Split-Premium vs. Other Mortgage Insurance Options

Feature Split-Premium BPMI Single-Premium
Payment Structure Upfront + Monthly Monthly payments One-time upfront payment
Monthly Cost Lower than BPMI Higher than split-premium None
Upfront Cost Moderate None High
Refundability Sometimes refundable Not applicable Sometimes refundable
Cash Flow Impact Balanced Higher monthly payments Higher initial outlay

Who Should Consider Split-Premium Mortgage Insurance?

  • Borrowers with Some Savings: Borrowers with enough cash to cover part of the upfront premium but not the full cost of single-premium insurance can benefit from this option.
  • Want Lower Monthly Payments: Those seeking to reduce their monthly expenses while still managing an affordable upfront cost will find split-premium advantageous.
  • Purchasing in a Competitive Market: Lower monthly payments improve the DTI ratio, making borrowers more competitive when bidding on homes.
  • Expect to Refinance or Pay Off Early: Borrowers planning to refinance within a few years may prefer split-premium as it balances upfront and monthly costs, and they may qualify for a partial refund of the upfront premium.

Split-Premium Mortgage Insurance is a flexible and balanced option for borrowers seeking to manage the costs of mortgage insurance.

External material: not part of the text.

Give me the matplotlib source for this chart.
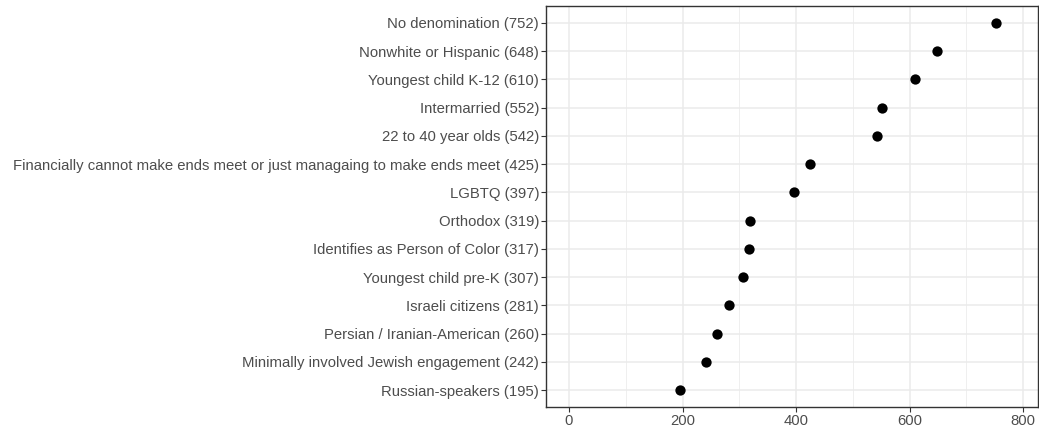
import matplotlib.pyplot as plt
from matplotlib.ticker import MultipleLocator

plt.rcParams['font.family'] = ['Liberation Sans', 'DejaVu Sans']

labels = [
    "No denomination (752)",
    "Nonwhite or Hispanic (648)",
    "Youngest child K-12 (610)",
    "Intermarried (552)",
    "22 to 40 year olds (542)",
    "Financially cannot make ends meet or just managaing to make ends meet (425)",
    "LGBTQ (397)",
    "Orthodox (319)",
    "Identifies as Person of Color (317)",
    "Youngest child pre-K (307)",
    "Israeli citizens (281)",
    "Persian / Iranian-American (260)",
    "Minimally involved Jewish engagement (242)",
    "Russian-speakers (195)",
]
values = [752, 648, 610, 552, 542, 425, 397, 319, 317, 307, 281, 260, 242, 195]

# bottom row is smallest
labels = labels[::-1]
values = values[::-1]
ypos = list(range(1, len(values) + 1))

fig = plt.figure(figsize=(10.39, 4.29), dpi=100)
ax = fig.add_axes([546 / 1039, 1 - 407 / 429, (1038 - 546) / 1039, (407 - 6) / 429])

ax.scatter(values, ypos, s=55, color='black', zorder=3, linewidths=0)

ax.set_xlim(-40.5, 826)
ax.set_ylim(0.4, len(values) + 0.6)
ax.xaxis.set_major_locator(MultipleLocator(200))
ax.xaxis.set_minor_locator(MultipleLocator(100))
ax.set_yticks(ypos)
ax.set_yticklabels(labels)

ax.grid(which='major', color='#EBEBEB', linewidth=1.1, zorder=0)
ax.grid(which='minor', axis='x', color='#EBEBEB', linewidth=0.55, zorder=0)
ax.set_axisbelow(True)

for s in ax.spines.values():
    s.set_color('#333333')
    s.set_linewidth(1.0)

ax.tick_params(which='major', length=3.5, width=0.8, color='#333333',
               labelcolor='#4D4D4D', labelsize=10.7, pad=1.5)
ax.tick_params(which='minor', length=0)

fig.savefig("out.png", dpi=100)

By splitting the premium into an upfront payment and monthly installments, this approach allows borrowers to lower their monthly expenses without requiring the full upfront cost of single-premium insurance. While it offers several advantages, such as reduced monthly payments and improved cash flow, borrowers must weigh these benefits against the higher upfront costs and potential complexity. By carefully evaluating their financial goals and comparing all available options, borrowers can determine whether split-premium mortgage insurance aligns with their needs and helps them achieve homeownership affordably.